O SMN gerou muitos destes efeitos colaterais na saúde económica de vários países que adoptaram a medida. Nos EUA, por exemplo, o nível de desemprego nos jovens nos anos 50 chegou a ser muito maior do que o nível de desemprego geral por causa destas medidas. Já em Portugal, assim como noutros países, a instituição do SMN teve um significado importantíssimo porque conseguiu empurrar os outros salários para cima e melhorou as condições de vida de muitos trabalhadores que viviam miseravelmente. O desemprego já existia em dimensões assustadoras antes da implementação (em 1974), por isso não prejudicou estes valores, só beneficiou as famílias portuguesas mais pobres.

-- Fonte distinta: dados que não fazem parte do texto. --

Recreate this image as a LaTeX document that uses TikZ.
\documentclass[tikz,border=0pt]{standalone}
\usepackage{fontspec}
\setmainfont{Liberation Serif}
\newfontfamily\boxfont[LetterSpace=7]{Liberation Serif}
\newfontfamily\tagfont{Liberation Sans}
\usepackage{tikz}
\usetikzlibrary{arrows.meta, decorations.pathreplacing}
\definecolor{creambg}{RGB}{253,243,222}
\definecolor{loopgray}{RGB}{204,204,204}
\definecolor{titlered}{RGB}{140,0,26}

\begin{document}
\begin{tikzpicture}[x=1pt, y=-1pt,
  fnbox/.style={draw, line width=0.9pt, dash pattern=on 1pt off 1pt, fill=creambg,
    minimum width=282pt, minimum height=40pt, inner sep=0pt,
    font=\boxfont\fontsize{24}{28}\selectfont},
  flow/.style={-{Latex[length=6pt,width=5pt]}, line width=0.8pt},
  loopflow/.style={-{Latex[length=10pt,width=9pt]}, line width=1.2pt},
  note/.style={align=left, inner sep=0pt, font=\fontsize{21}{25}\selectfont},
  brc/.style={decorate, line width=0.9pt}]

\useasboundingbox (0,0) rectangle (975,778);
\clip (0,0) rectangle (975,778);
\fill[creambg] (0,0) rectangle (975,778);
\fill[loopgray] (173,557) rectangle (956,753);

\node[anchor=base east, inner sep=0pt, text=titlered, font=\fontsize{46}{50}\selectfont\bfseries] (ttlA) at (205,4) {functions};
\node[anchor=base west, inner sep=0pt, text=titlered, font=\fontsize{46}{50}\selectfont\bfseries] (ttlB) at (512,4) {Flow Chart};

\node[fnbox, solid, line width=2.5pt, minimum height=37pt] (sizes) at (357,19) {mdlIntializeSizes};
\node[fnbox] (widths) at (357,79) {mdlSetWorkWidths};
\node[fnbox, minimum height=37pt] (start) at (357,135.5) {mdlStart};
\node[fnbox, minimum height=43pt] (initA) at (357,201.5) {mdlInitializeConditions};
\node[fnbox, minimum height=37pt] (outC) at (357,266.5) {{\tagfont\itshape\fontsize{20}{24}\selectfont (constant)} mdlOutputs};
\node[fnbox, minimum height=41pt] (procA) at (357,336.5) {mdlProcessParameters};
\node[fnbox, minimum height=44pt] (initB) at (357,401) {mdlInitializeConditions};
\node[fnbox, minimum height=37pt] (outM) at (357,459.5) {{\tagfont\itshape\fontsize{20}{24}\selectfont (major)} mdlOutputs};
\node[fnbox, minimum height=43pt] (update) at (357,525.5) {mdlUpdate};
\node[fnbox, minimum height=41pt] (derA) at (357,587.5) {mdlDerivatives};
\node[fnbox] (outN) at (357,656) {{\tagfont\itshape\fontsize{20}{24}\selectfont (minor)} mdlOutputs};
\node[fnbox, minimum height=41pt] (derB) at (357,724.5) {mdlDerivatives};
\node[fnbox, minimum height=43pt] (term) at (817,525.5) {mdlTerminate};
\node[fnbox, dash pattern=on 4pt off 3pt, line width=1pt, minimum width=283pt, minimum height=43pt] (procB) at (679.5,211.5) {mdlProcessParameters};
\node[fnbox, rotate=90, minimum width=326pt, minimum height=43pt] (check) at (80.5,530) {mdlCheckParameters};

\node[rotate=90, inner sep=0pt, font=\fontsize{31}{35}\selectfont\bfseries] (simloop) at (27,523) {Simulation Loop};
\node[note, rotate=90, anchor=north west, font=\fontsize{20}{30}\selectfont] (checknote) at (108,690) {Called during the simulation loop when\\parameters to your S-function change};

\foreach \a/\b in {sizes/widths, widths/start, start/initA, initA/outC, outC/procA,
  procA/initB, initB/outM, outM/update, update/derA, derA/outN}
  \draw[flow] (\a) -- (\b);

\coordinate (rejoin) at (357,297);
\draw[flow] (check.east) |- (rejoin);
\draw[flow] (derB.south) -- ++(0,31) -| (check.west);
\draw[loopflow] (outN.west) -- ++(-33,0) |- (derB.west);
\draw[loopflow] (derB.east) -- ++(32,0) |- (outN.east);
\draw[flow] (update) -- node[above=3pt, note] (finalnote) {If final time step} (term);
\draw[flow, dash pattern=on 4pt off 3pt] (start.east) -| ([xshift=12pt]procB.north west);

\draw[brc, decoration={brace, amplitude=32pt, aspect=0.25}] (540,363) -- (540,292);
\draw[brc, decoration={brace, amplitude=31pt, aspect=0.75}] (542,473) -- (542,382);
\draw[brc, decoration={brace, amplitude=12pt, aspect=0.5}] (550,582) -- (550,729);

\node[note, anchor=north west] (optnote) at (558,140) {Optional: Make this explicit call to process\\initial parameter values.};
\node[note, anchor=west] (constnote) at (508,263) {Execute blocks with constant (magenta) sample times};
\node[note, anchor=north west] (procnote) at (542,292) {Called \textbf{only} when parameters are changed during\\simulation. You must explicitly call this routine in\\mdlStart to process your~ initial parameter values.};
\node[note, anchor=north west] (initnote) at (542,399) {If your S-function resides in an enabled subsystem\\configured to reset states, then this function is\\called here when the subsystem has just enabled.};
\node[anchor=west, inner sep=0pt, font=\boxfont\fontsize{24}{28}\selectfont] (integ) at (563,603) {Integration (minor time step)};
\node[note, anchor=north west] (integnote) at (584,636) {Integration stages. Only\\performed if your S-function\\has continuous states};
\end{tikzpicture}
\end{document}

Actualmente, em Portugal, esta tese de pôr fim ao SMN seria um total fiasco na prática, uma vez que a nossa Economia está longe de ser forte. O impacto desta medida seria impossível de sustentar no imediato. No entanto, se o pensamento dos nossos governantes estivesse centrado no melhor funcionamento do livre mercado (com a simplificação do sistema socioeconómico e político), através da redução da carga fiscal, por exemplo, o equilíbrio económico poderia ser alcançado como foi nos países mais livres e ricos, onde não são precisos salários mínimos para alguém sobreviver.

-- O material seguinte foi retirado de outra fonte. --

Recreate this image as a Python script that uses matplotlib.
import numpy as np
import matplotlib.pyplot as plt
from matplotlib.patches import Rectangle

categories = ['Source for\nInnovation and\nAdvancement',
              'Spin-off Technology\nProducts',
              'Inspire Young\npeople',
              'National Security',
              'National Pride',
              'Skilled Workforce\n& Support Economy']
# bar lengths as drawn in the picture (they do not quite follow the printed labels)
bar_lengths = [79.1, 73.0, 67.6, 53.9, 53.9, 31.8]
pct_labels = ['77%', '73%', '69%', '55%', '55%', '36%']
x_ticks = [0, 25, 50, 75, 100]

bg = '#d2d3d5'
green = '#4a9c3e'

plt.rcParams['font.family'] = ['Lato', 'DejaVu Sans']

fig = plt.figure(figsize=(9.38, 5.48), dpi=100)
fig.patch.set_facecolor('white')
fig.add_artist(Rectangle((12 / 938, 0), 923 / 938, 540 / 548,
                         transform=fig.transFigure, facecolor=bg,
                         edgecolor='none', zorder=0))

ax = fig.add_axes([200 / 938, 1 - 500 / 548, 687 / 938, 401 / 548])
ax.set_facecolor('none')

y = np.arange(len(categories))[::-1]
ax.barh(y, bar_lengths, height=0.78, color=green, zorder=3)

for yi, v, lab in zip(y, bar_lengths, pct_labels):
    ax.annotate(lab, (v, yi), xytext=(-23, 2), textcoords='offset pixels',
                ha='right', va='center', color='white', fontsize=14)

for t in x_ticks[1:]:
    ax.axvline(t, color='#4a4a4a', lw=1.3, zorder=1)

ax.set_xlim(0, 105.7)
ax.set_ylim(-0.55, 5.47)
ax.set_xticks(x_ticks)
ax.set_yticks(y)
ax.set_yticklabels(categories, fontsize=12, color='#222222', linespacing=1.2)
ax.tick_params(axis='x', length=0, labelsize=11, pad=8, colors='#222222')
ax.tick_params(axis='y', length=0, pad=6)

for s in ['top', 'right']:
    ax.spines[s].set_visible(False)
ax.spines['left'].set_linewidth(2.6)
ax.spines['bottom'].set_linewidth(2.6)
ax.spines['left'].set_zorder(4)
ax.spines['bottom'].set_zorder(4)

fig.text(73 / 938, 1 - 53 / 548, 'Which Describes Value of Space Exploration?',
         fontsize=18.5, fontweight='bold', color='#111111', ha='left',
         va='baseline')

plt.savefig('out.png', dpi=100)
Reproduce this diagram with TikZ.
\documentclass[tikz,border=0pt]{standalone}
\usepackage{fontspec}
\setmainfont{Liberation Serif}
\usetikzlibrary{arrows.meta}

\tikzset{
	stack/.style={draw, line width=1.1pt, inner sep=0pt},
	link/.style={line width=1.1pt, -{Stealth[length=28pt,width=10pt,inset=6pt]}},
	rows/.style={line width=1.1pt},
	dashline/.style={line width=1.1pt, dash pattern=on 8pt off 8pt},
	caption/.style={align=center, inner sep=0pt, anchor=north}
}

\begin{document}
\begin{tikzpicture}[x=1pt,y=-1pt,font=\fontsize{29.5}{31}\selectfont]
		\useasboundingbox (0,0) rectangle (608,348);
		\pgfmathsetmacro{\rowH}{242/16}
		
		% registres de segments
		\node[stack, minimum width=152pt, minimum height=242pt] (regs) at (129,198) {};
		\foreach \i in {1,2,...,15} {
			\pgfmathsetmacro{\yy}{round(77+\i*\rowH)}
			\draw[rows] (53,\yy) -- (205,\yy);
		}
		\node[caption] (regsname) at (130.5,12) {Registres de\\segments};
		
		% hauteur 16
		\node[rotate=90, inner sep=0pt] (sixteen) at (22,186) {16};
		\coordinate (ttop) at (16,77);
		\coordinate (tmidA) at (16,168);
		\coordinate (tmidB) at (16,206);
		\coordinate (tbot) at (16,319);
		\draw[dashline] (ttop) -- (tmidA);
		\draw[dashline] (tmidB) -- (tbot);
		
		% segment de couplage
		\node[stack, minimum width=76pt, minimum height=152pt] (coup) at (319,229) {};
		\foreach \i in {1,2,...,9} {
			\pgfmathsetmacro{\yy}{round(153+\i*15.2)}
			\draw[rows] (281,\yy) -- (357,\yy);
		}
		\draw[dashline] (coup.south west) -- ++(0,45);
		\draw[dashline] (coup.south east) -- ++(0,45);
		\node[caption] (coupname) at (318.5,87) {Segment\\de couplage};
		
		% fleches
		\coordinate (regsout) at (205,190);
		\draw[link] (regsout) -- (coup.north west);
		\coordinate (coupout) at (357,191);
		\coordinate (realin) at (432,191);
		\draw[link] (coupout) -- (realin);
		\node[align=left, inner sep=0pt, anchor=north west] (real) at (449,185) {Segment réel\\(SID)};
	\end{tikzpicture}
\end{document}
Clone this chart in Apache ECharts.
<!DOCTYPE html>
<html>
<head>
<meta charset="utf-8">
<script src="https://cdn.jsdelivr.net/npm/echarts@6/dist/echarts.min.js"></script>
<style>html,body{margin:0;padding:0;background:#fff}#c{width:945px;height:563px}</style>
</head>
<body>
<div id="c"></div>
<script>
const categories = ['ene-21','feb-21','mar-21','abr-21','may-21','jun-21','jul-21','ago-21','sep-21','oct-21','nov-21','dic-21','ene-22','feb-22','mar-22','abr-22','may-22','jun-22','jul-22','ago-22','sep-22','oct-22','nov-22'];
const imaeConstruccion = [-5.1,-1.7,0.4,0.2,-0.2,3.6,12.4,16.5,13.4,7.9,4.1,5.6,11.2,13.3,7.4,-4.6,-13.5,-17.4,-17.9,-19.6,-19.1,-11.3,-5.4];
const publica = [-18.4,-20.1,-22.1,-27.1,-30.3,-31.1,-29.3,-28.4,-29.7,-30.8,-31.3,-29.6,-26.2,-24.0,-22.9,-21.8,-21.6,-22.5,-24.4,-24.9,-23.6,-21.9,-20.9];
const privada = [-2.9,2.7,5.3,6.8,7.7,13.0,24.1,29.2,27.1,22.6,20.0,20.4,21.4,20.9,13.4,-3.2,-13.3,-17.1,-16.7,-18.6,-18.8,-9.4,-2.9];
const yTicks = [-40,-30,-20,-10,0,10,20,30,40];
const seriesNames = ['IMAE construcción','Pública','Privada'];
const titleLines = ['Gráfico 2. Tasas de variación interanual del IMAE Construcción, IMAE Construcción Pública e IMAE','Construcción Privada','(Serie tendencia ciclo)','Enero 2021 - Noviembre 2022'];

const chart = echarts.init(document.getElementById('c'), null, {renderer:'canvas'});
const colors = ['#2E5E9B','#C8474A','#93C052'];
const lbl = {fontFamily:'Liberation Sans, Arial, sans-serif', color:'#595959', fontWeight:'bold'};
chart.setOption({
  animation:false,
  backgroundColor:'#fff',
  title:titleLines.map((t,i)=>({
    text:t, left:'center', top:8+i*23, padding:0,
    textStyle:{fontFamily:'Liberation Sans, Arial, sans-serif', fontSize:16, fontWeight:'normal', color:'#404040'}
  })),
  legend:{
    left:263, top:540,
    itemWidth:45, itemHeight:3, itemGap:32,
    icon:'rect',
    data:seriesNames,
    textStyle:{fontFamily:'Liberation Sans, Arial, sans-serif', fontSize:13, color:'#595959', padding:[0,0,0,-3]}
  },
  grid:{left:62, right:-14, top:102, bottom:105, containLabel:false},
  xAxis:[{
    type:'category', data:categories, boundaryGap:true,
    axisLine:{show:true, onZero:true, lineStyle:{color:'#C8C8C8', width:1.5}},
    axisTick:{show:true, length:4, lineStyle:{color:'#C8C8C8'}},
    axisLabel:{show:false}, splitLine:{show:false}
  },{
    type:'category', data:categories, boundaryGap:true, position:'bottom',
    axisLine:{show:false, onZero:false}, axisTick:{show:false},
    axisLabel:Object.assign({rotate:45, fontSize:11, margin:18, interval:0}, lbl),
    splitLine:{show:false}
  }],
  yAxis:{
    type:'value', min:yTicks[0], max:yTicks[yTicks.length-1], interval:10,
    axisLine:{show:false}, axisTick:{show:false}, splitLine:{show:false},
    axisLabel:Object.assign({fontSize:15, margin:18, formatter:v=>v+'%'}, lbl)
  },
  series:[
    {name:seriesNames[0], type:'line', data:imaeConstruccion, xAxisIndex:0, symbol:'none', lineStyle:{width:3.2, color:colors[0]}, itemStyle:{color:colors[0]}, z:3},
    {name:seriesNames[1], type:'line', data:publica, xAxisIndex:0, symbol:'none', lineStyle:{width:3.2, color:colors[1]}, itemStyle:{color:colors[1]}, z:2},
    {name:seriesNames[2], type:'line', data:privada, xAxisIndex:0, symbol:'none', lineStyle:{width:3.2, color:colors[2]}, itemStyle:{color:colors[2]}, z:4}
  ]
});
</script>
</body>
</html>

Qualquer preço estipulado é economicamente indesejável porque distorce as forças naturais do mercado e, embora muitas vezes não pareça, o custo de tal acção é quase sempre maior que o benefício que traz, como vimos. É preciso calma e paciência na aplicação destas ideias. Infelizmente, não parece que as políticas económicas neste país mudem de rumo tão cedo. Conclusão: o salário mínimo nacional quase nunca é economicamente desejável e é quase sempre politicamente apetecível.